Some of the observers say that the former Czar drove to the station alone, others say Kerensky followed him into the car and still others say that the family went together. Some say that Nicholas wore the uniform of a Russian army officer, others particularly noticed his gray suit. To some he looked dejected and tearful, and to others careless and cold. Some saw tears in his eyes when he entered the train, others marveled at the calmness with which he shook hands with members of the provisional government who were on the platform. To this day we do not know whether Louis XVI. laid his head on the block quietly or fought the headsman all over the place, although several thousand Frenchmen witnessed the execution.
It is said that the Emperor left Tsarskoe under the impression that he was being taken to Livadia, the beautiful Crimean estate toward which he yearned at the time of his abdication. He must have been profoundly shocked when he learned that instead he was speeding toward one of the bleakest and dreariest spots in Siberia. Before the train left the Emperor is said to have asked Kerensky, who accompanied him to the last, if the family would ever be allowed to return to Tsarskoe Selo. If he did, Kerensky’s reply must have been evasive, for Nicholas told one of his suite, or is said to have done so, that he expected to return after the war.

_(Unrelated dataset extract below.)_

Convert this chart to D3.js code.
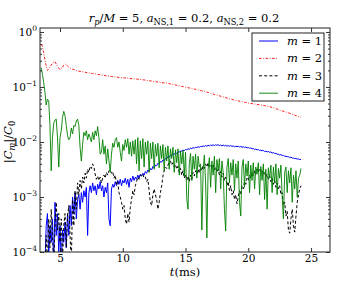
<!DOCTYPE html>
<html>
<head>
<meta charset="utf-8">
<script src="https://cdn.jsdelivr.net/npm/d3@7"></script>
<style>
body { margin: 0; background: #fff; }
</style>
</head>
<body>
<div class="chart"></div>
<script>
// sampling of the m=1,3,4 curves (ms)
const tStep = 0.1;
const m4Start = 3.5;
const m4 = [
 0.225,0.17,0.12,0.08,0.047,0.06,0.055,0.02,0.003,0.012,0.022,0.025,0.026,0.012,0.0035,
 0.012,0.016,0.028,0.036,0.03,0.02,0.013,0.011,0.012,0.018,
 0.014,0.02,0.019,0.024,0.026,0.02,0.008,0.0045,0.009,0.015,
 0.013,0.016,0.011,0.014,0.012,0.01,0.015,0.011,0.016,0.013,
 0.019,0.012,0.006,0.0065,0.011,0.006,0.0085,0.004,0.0075,0.0045,
 0.0028,0.006,0.0095,0.008,0.011,0.012,0.008,0.01,0.0065,0.0045,
 0.009,0.007,0.011,0.008,0.0115,0.006,0.01,0.0055,0.0105,0.006,
 0.011,0.004,0.012,0.003,0.0105,0.005,0.0115,0.0035,0.01,0.006,
 0.0105,0.0028,0.0095,0.005,0.01,0.0032,0.009,0.0055,0.0095,0.0034,
 0.0085,0.005,0.009,0.003,0.008,0.0045,0.0085,0.0032,0.0075,0.005,
 0.008,0.0028,0.0072,0.0042,0.0075,0.0025,0.0068,0.004,0.007,0.0024,
 0.0065,0.0009,0.0006,0.004,0.0062,0.002,0.0055,0.0032,0.006,0.0022,
 0.0055,0.0035,0.004,0.00025,0.003,0.0058,0.0018,0.00018,0.0032,0.0052,
 0.0015,0.0045,0.0025,0.0055,0.0012,0.0048,0.003,0.005,0.0014,0.0045,
 0.0028,0.0006,0.00024,0.0035,0.005,0.0018,0.0042,0.0025,0.0048,0.0013,
 0.004,0.0022,0.0045,0.0008,0.00045,0.0035,0.0048,0.0015,0.004,0.0024,
 0.0045,0.0012,0.0038,0.002,0.0042,0.0014,0.0035,0.0026,0.0042,0.0011,
 0.0036,0.002,0.004,0.0009,0.0032,0.0006,0.0034,0.0022,0.0038,0.0012,
 0.0035,0.0018,0.004,0.0011,0.0033,0.0022,0.0038,0.001,0.0004,0.0028,
 0.0035,0.0012,0.003,0.0018,0.0034,0.0008,0.0025,0.0014,0.003,0.001,
 0.0022,0.0025,0.0033
];

const m1Start = 3.8;
const m1 = [
 6e-5,3e-4,
 5e-4,8e-5,3e-4,1.5e-4,4e-4,6e-5,8e-4,2e-4,5e-4,1e-4,
 3e-4,6e-5,2.5e-4,1.5e-4,3.5e-4,1.2e-4,5e-4,2e-4,7e-4,3e-4,
 1e-3,5e-4,1.2e-3,4e-4,9e-4,1.1e-3,6e-4,1.2e-3,8e-4,1.3e-3,
 1e-3,1.5e-3,2e-4,1.2e-3,1.6e-3,1.2e-3,1.8e-3,1.3e-3,1.6e-3,1.1e-3,
 1.7e-3,1.4e-3,1.9e-3,1.3e-3,1.6e-3,1e-3,1.5e-3,1.2e-3,1.8e-3,4e-4,
 3e-4,1.4e-3,1.7e-3,1.5e-3,1.9e-3,1.6e-3,2e-3,1.7e-3,2.1e-3,1.6e-3,
 2e-3,1.8e-3,2.2e-3,1.7e-3,2.1e-3,1.5e-3,2.2e-3,1.9e-3,2.4e-3,2e-3,
 2.3e-3,2.1e-3,2.5e-3,2.2e-3,2.6e-3,2.4e-3,2.7e-3,2.5e-3,2.9e-3,2.7e-3,
 3.1e-3,2.9e-3,3.3e-3,3.1e-3,3.6e-3,3.4e-3,3.8e-3,3.7e-3,4.1e-3,4e-3,
 4.4e-3,4.3e-3,4.7e-3,4.6e-3,5e-3,5e-3,5.4e-3,5.3e-3,5.7e-3,5.7e-3,
 6e-3,6e-3,6.3e-3,6.2e-3,6.6e-3,6.5e-3,6.9e-3,6.8e-3,7.1e-3,7e-3,
 7.3e-3,7.2e-3,7.5e-3,7.4e-3,7.7e-3,7.6e-3,7.9e-3,7.7e-3,8e-3,7.9e-3,
 8.2e-3,8e-3,8.3e-3,8.2e-3,8.5e-3,8.3e-3,8.6e-3,8.4e-3,8.7e-3,8.5e-3,
 8.8e-3,8.6e-3,8.9e-3,8.6e-3,8.9e-3,8.7e-3,8.9e-3,8.6e-3,8.8e-3,8.5e-3,
 8.8e-3,8.5e-3,8.7e-3,8.4e-3,8.6e-3,8.4e-3,8.6e-3,8.3e-3,8.5e-3,8.2e-3,
 8.4e-3,8.2e-3,8.4e-3,8.1e-3,8.3e-3,8e-3,8.2e-3,7.9e-3,8.1e-3,7.8e-3,
 7.9e-3,7.7e-3,7.8e-3,7.5e-3,7.6e-3,7.3e-3,7.4e-3,7.2e-3,7.3e-3,7e-3,
 7.1e-3,6.9e-3,7e-3,6.7e-3,6.8e-3,6.6e-3,6.7e-3,6.5e-3,6.6e-3,6.3e-3,
 6.4e-3,6.2e-3,6.2e-3,6e-3,6e-3,5.8e-3,5.9e-3,5.7e-3,5.7e-3,5.5e-3,
 5.5e-3,5.4e-3,5.4e-3,5.2e-3,5.3e-3,5.1e-3,5.1e-3,5e-3,5e-3,4.9e-3,
 4.9e-3,4.8e-3,4.8e-3
];

const m3Start = 3.8;
const m3 = [
 5e-5,2e-4,
 6e-5,4e-4,1.2e-4,6e-4,2e-4,5e-5,3e-4,8e-4,2.5e-4,5e-4,
 1.5e-4,4e-4,7e-5,3e-4,5e-4,1.2e-4,4.5e-4,7e-4,2e-4,6e-5,
 9e-4,3e-4,1.3e-3,6e-4,1.8e-3,1.1e-3,2e-3,1.4e-3,2.3e-3,1.8e-3,
 2.7e-3,2.2e-3,3.2e-3,2.8e-3,3.6e-3,3.3e-3,4e-3,3.5e-3,2.6e-3,2.1e-3,
 2.4e-3,2e-3,2.3e-3,1.8e-3,2.2e-3,2.5e-3,2.2e-3,2.8e-3,2.5e-3,3e-3,
 3.1e-3,2.7e-3,2.9e-3,2.2e-3,2.5e-3,1.7e-3,1.9e-3,1.2e-3,1e-3,8e-4,
 6e-4,7e-4,4e-4,3.2e-4,5e-4,3.5e-4,6.5e-4,9e-4,1.3e-3,1.1e-3,
 1.6e-3,1.9e-3,2.3e-3,2.1e-3,2.5e-3,2.4e-3,2.6e-3,2.2e-3,2.3e-3,1.9e-3,
 2.1e-3,1.3e-3,8e-4,7e-4,1.1e-3,1.4e-3,1.1e-3,9e-4,6e-4,8e-4,
 1.2e-3,1.6e-3,2.4e-3,3e-3,3.5e-3,3.3e-3,3.8e-3,4.3e-3,4.5e-3,3.8e-3,
 4.2e-3,3.5e-3,3.9e-3,3.2e-3,3.6e-3,2.8e-3,3.3e-3,2.5e-3,3e-3,2.2e-3,
 2.6e-3,2e-3,2.4e-3,1.9e-3,2.5e-3,2.1e-3,2.8e-3,2.4e-3,3e-3,2.6e-3,
 3.2e-3,2.7e-3,3.5e-3,3e-3,3.7e-3,3.3e-3,4e-3,3.5e-3,4.2e-3,3.6e-3,
 3.9e-3,3.4e-3,3.8e-3,3.1e-3,3.5e-3,2.8e-3,3.2e-3,2.5e-3,2.9e-3,2.3e-3,
 2.7e-3,2e-3,2.3e-3,1.6e-3,1.9e-3,1.3e-3,1.6e-3,1.1e-3,1.3e-3,9e-4,
 1.1e-3,7.5e-4,1e-3,1.3e-3,1.1e-3,1.6e-3,1.4e-3,1.9e-3,1.7e-3,2.2e-3,
 2e-3,2.5e-3,2.2e-3,2.8e-3,2.4e-3,3e-3,2.6e-3,3.2e-3,2.8e-3,3.3e-3,
 2.9e-3,3.1e-3,2.6e-3,2.8e-3,2.3e-3,2.6e-3,2.1e-3,2.4e-3,1.9e-3,2.2e-3,
 1.7e-3,2e-3,1.5e-3,1.8e-3,1.4e-3,1.6e-3,1.1e-3,1.2e-3,7e-4,8e-4,
 4.5e-4,5.5e-4,2.5e-4,2.2e-4,4e-4,6e-4,3e-4,2.3e-4,4.5e-4,8e-4,
 1.1e-3,1.4e-3,1.6e-3
];

// m=2 is smooth, read at its own times
const m2T = [3.55,3.7,3.85,4.0,4.15,4.3,4.45,4.6,4.75,4.9,5.0,5.15,5.3,5.45,5.6,5.8,6.0,6.2,6.4,6.7,
 7.0,7.3,7.6,8.0,8.3,8.7,9.1,9.5,10.0,10.5,11.0,11.5,12.0,12.5,13.0,13.5,14.0,14.5,15.0,15.5,
 16.0,16.5,17.0,17.5,18.0,18.5,19.0,19.5,20.0,20.5,21.0,21.5,22.0,22.5,23.0,23.5,24.0,24.2];
const m2 = [0.6,0.42,0.27,0.2,0.22,0.25,0.28,0.29,0.25,0.22,0.205,0.22,0.25,0.26,0.24,0.22,0.21,0.205,0.195,0.19,
 0.185,0.18,0.176,0.17,0.165,0.16,0.155,0.151,0.147,0.143,0.14,0.136,0.131,0.126,0.121,0.117,0.111,0.105,0.099,0.094,
 0.088,0.083,0.077,0.071,0.066,0.061,0.057,0.054,0.051,0.049,0.047,0.045,0.042,0.038,0.035,0.032,0.029,0.028];

const xTicks = [5, 10, 15, 20, 25];
const yExps = [0, -1, -2, -3, -4];
const legendLabels = ["1", "2", "3", "4"];

const FONT = "DejaVu Serif";
const W = 349, H = 281;
const L = 40, R = 330, T = 28, B = 252;

const svg = d3.select(".chart").append("svg")
  .attr("width", W).attr("height", H)
  .style("font-family", FONT);

const x = d3.scaleLinear().domain([3.406, 26.51]).range([L, R]);
const y = d3.scaleLog().domain([1e-4, 1.18]).range([B, T]);

const uniform = (vals, t0) => vals.map((v, i) => ({t: t0 + i * tStep, v: v}));
const series = [
  {pts: uniform(m1, m1Start), color: "#0000ff", w: 1, dash: null},
  {pts: m2T.map((t, i) => ({t: t, v: m2[i]})), color: "#ff0000", w: 0.9, dash: "2.5,1.6,0.8,1.6"},
  {pts: uniform(m3, m3Start), color: "#000000", w: 1, dash: "3,2.2"},
  {pts: uniform(m4, m4Start), color: "#008000", w: 0.9, dash: null}
];

svg.append("clipPath").attr("id", "clip")
  .append("rect").attr("x", L).attr("y", T).attr("width", R - L).attr("height", B - T);

const line = d3.line().x(d => x(d.t)).y(d => y(d.v));

svg.append("g").attr("clip-path", "url(#clip)")
  .selectAll("path").data(series).enter().append("path")
  .attr("d", d => line(d.pts))
  .attr("fill", "none")
  .attr("stroke", d => d.color)
  .attr("stroke-width", d => d.w)
  .attr("stroke-dasharray", d => d.dash)
  .attr("stroke-linejoin", "round");

// ticks, inward on all four sides
const minor = [];
yExps.slice(1).forEach(e => { for (let k = 2; k <= 9; k++) minor.push(k * Math.pow(10, e)); });
const major = yExps.map(e => Math.pow(10, e));

function styleAxis(g) {
  g.attr("font-family", null);
  g.select(".domain").remove();
  g.selectAll("line").attr("stroke", "#000").attr("stroke-width", 0.8);
}
svg.append("g").attr("transform", `translate(0,${B})`)
  .call(d3.axisBottom(x).tickValues(xTicks).tickSize(-4).tickPadding(3).tickFormat(d3.format("d")))
  .call(styleAxis)
  .selectAll("text").attr("font-size", 10.5).style("font-family", FONT);
svg.append("g").attr("transform", `translate(0,${T})`)
  .call(d3.axisTop(x).tickValues(xTicks).tickSize(-4).tickFormat(""))
  .call(styleAxis);
[[d3.axisLeft, L], [d3.axisRight, R]].forEach(([ax, px]) => {
  svg.append("g").attr("transform", `translate(${px},0)`)
    .call(ax(y).tickValues(major).tickSize(-4).tickFormat(""))
    .call(styleAxis);
  svg.append("g").attr("transform", `translate(${px},0)`)
    .call(ax(y).tickValues(minor).tickSize(-2).tickFormat(""))
    .call(styleAxis);
});

// y tick labels 10^n
yExps.forEach(e => {
  const t = svg.append("text").attr("x", 37).attr("y", y(Math.pow(10, e)) + 4)
    .attr("text-anchor", "end").attr("font-size", 10.5).style("font-family", FONT);
  t.append("tspan").text("10");
  t.append("tspan").attr("dy", -5).attr("font-size", 7.5).text(e === 0 ? "0" : "\u2212" + (-e));
});

svg.append("rect").attr("x", L).attr("y", T).attr("width", R - L).attr("height", B - T)
  .attr("fill", "none").attr("stroke", "#222").attr("stroke-width", 1);

// math-like text: [string, kind] with kind i=italic, s=sub roman, si=sub italic
function mathText(t, parts, fs) {
  t.style("font-family", FONT).attr("font-size", fs);
  let shifted = false;
  parts.forEach(([s, k]) => {
    const sp = t.append("tspan").text(s);
    const sub = k === "s" || k === "si";
    if (k === "i" || k === "si") sp.attr("font-style", "italic");
    if (sub && !shifted) { sp.attr("dy", fs * 0.25).attr("font-size", fs * 0.72); shifted = true; }
    else if (sub) sp.attr("font-size", fs * 0.72);
    if (!sub && shifted) { sp.attr("dy", -fs * 0.25); shifted = false; }
  });
}

mathText(svg.append("text").attr("x", 184).attr("y", 22).attr("text-anchor", "middle"),
  [["r", "i"], ["p", "si"], ["/", ""], ["M", "i"], [" = 5, ", ""], ["a", "i"], ["NS,1", "s"],
   [" = 0.2, ", ""], ["a", "i"], ["NS,2", "s"], [" = 0.2", ""]], 11.5);

mathText(svg.append("text").attr("x", 185).attr("y", 276).attr("text-anchor", "middle"),
  [["t", "i"], ["(ms)", ""]], 11.5);

mathText(svg.append("text").attr("transform", "translate(12,142) rotate(-90)")
  .attr("text-anchor", "middle"),
  [["|", ""], ["C", "i"], ["m", "si"], ["|/", ""], ["C", "i"], ["0", "s"]], 11.5);

// legend
const lg = svg.append("g");
lg.append("rect").attr("x", 252).attr("y", 33).attr("width", 72).attr("height", 68)
  .attr("fill", "#fff").attr("stroke", "#222").attr("stroke-width", 1);
series.forEach((s, i) => {
  const yy = 41 + i * 17.4;
  lg.append("line").attr("x1", 259).attr("x2", 278).attr("y1", yy).attr("y2", yy)
    .attr("stroke", s.color).attr("stroke-width", s.w).attr("stroke-dasharray", s.dash);
  mathText(lg.append("text").attr("x", 287).attr("y", yy + 4),
    [["m", "i"], [" = " + legendLabels[i], ""]], 11.5);
});
</script>
</body>
</html>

The Empress, when told that the family was on its way to Tobolsk, is reputed to have smiled coldly and said: “I am glad we shall see Tobolsk. It is a place that has dear associations.” Tobolsk, or its near neighborhood, it will be remembered, was the early home of Rasputin. Women of the French aristocracy mounted the guillotine with exactly such speeches on their lips, a last defiance of the mob.
“Why are there so many soldiers on this train?” asked one of the young grand duchesses. She was used to being escorted by soldiers, but the great number on this occasion excited her surprise. The children all knew that they were going into exile, and had been given their choice of remaining with relatives or going with their parents. Mme. Virubova’s claim that the family bond is strong was borne out by their unanimous decision to go wherever their father and mother went.